Languages of the Last Mile
Tuesday, September 4, 2018 at 9:57AM
Kas Kalba

What Will Six Billion Non-English Speakers Do?


So how fast will IP traffic grow?  And how fast will it be subject to CDNs and localization of content, particularly in less developed regions like Africa?  The short answer is that Internet users are less common in Africa than elsewhere.  So we assume that the region’s Internet demand will grow faster than anywhere else in the next few years.  This may be—unless there are factors that will keep the region from growing as fast as other regions have.

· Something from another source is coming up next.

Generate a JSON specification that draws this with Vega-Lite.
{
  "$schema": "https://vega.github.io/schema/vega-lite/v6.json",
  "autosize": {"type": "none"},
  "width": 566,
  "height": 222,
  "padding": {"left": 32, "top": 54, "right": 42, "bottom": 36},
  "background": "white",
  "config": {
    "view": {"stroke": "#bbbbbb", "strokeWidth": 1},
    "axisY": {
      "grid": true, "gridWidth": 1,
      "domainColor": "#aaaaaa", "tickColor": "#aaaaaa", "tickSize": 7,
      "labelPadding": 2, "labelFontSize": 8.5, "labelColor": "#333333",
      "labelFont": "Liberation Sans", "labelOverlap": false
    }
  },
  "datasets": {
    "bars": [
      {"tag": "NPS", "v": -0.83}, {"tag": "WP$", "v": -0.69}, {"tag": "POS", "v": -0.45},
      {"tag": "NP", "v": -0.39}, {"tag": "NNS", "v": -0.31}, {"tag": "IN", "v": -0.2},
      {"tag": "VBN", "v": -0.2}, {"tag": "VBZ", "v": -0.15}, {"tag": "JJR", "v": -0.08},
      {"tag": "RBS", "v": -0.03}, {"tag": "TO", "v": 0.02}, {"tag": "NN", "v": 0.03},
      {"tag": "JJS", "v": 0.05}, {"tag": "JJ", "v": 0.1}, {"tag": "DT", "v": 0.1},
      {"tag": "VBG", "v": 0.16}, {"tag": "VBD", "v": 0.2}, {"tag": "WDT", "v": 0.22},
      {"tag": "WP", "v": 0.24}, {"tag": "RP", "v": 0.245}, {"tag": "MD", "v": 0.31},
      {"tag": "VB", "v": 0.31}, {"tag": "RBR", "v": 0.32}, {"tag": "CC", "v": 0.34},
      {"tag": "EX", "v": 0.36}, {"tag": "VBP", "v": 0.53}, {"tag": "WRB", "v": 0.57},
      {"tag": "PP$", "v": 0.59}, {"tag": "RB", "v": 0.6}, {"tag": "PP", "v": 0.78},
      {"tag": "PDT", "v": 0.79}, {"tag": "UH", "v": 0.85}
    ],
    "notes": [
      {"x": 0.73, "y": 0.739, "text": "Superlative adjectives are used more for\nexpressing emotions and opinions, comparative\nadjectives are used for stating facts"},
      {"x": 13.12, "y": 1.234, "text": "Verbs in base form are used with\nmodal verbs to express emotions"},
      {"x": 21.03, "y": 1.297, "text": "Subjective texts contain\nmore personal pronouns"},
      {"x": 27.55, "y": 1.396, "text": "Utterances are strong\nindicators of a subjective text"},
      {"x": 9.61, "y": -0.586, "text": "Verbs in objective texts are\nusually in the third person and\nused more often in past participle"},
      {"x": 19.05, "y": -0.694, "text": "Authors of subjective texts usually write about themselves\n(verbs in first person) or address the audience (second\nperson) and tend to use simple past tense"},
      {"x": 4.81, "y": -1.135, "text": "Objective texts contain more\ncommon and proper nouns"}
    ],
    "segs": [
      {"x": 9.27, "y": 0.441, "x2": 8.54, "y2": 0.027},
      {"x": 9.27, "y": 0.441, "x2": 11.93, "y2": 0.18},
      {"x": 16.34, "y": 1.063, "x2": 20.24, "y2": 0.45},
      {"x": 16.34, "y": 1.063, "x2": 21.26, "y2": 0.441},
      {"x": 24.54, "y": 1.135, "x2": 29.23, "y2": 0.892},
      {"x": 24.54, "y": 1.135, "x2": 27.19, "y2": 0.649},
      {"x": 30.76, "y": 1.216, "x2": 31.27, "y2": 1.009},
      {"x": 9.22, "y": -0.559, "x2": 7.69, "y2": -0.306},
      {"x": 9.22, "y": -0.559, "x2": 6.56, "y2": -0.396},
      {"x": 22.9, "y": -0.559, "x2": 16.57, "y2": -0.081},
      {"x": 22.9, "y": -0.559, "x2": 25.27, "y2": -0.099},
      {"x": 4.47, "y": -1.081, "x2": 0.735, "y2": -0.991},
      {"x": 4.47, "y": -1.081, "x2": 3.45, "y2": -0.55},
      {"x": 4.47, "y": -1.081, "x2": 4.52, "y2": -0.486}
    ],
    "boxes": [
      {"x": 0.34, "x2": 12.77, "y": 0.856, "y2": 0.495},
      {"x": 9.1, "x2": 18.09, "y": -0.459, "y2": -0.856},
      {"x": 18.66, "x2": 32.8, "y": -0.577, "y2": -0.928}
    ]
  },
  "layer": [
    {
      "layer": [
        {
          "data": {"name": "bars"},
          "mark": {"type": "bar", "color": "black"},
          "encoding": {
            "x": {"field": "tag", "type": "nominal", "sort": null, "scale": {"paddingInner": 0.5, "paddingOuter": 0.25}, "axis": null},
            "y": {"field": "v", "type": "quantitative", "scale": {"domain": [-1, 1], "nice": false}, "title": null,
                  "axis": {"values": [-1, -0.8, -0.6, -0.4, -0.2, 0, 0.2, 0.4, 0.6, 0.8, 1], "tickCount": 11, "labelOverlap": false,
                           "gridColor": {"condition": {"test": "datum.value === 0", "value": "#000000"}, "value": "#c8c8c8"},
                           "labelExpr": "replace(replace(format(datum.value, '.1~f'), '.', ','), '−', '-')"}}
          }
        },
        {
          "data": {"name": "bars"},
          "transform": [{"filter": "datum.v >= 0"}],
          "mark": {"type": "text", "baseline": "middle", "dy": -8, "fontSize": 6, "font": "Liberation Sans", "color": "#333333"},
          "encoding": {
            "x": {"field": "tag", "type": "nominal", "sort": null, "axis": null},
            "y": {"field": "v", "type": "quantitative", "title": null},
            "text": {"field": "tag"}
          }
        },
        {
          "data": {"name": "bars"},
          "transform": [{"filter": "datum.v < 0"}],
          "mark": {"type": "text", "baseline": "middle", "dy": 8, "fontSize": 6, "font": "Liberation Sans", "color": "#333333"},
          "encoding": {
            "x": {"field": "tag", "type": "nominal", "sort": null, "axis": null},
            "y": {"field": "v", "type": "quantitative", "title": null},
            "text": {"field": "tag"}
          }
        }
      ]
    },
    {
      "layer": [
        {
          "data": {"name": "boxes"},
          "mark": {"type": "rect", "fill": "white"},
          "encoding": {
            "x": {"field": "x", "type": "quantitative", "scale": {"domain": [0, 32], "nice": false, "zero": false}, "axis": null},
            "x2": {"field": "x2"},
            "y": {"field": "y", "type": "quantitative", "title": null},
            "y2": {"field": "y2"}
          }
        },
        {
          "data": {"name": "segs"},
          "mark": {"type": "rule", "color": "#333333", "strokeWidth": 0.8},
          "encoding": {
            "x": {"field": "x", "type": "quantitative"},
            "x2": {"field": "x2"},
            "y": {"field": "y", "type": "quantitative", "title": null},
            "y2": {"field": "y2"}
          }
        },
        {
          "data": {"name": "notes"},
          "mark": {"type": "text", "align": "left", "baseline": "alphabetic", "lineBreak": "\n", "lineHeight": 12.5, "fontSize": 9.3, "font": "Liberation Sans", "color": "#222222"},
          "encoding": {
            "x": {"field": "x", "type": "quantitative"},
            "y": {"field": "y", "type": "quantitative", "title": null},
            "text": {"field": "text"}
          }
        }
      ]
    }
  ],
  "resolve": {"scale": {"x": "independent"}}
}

Our analysis indicates language barriers are one such factor.  Africa’s 2000 indigenous languages, many of them oral, are not represented on the Internet.  Even Arabic, spoken in various dialects by more than 150 million Africans (mostly in the north), is only used on half of one percent of the world’s websites.  Otherwise no African language has a presence on even 0.1% of websites (the level occupied by Estonian and, surprisingly, Hindi).  In part this is due to the diversified language profiles involved.  In Kenya, for example, less than 2% of the population speaks English as a first language and even fewer Kiswahili, as Kikuyu, Dholuo and other ethnic languages fill the mother tongue role.

The Internet, meanwhile, has its own language profile.  Half of the world’s websites are written in English and another 30% in the next seven languages, all of them European but for Japanese.  There are a billion or so native speakers of these languages, a number that no more than doubles when second- and third-language speakers are included.  And it takes a certain level of writing proficiency, however minimal, to be able to interact with a search or social media site, further limiting the number of Internet users.  So beyond downloading of music and some videos, Internet use in regions with off-web languages may not increase as fast as suppliers of smartphones and rural WiFi think.

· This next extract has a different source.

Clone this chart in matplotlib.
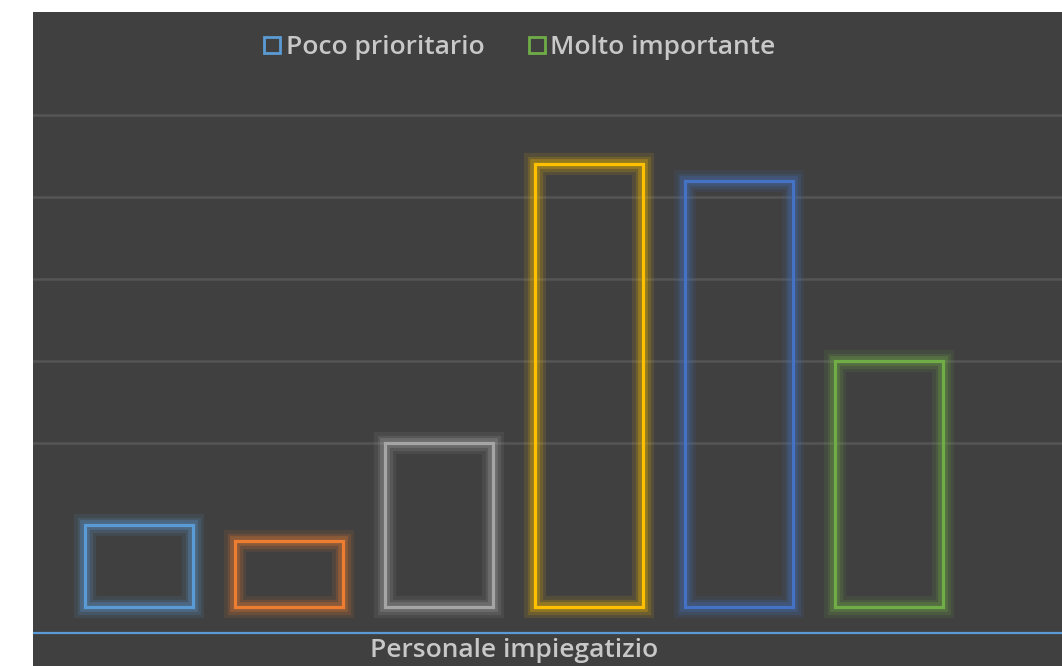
import matplotlib.pyplot as plt
from matplotlib.lines import Line2D

# Data
category = "Personale impiegatizio"
values = [1.0, 0.8, 2.0, 5.4, 5.2, 3.0]
colors = ['#5B9BD5', '#ED7D31', '#A5A5A5', '#FFC000', '#4472C4', '#70AD47']
legend_labels = ['Poco prioritario', 'Molto importante']
legend_colors = ['#5B9BD5', '#70AD47']
grid_levels = [2, 3, 4, 5, 6]

plt.rcParams['font.family'] = ['Open Sans', 'DejaVu Sans']

fig = plt.figure(figsize=(10.62, 6.66), dpi=100, facecolor='white')
ax = fig.add_axes([33 / 1062, 0, 1029 / 1062, 654 / 666])
ax.set_facecolor('#404040')

x = list(range(len(values)))

# gridlines
for g in grid_levels:
    ax.axhline(g, color='#555555', lw=1.8, zorder=1)

# glowing outlined bars
for lw, a in [(16, 0.1), (11, 0.16), (7, 0.26)]:
    ax.bar(x, values, width=0.72, fill=False, edgecolor=colors, linewidth=lw,
           alpha=a, zorder=2)
ax.bar(x, values, width=0.72, fill=False, edgecolor=colors, linewidth=2.3, zorder=3)

# horizontal axis line
ax.axhline(-0.317, color='#5B9BD5', lw=1.6, zorder=3)

ax.set_xlim(-0.707, 6.153)
ax.set_ylim(-0.72, 7.256)
ax.set_xticks([])
ax.set_yticks([])
for s in ax.spines.values():
    s.set_visible(False)

ax.text(2.5, -0.53, category, ha='center', va='center', color='#C8C8C8',
        fontsize=19, fontweight='semibold')

handles = [Line2D([], [], linestyle='none', marker='s', markersize=12,
                  markerfacecolor='none', markeredgecolor=c, markeredgewidth=2)
           for c in legend_colors]
ax.legend(handles, legend_labels, loc='center', bbox_to_anchor=(0.472, 0.946),
          ncol=2, frameon=False, labelcolor='#C8C8C8',
          prop={'weight': 'semibold', 'size': 19},
          handletextpad=0.1, columnspacing=1.6, handlelength=0.8)

fig.savefig('out.png', dpi=100, facecolor='white')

Language skills are key in other words, as is content in local languages.  For example, looking at 11 low-income African countries with substantial English-speaking populations, we found the average Internet user level to be 22%.  By comparison, 14 French-speaking countries, average 13% using the Internet.  Presumably, the much smaller share of websites written in French (4%) is a factor here.  Other-language countries have even lower levels of Internet users.  Correspondingly, English-speaking countries well ahead in IP addresses per 100 Internet users at 15%, compared to 8% in the French-speaking ones.

Overall then, African Internet usage may not grow as fast in the next few years as is often expected.  Similarly, the growth of CDNs and other forms of localization in Africa may not benefit from the scale factors that most Asian markets have been able to count on.  Content accumulation nodes are already being deployed in Egypt, Kenya, Nigeria and South Africa, reducing their long-route IP traffic needs.  Over time these facilities will serve neighboring countries, reducing their reliance on long-route capacity as well.  Still, this will take longer than those who think everyone will soon be on the web assume.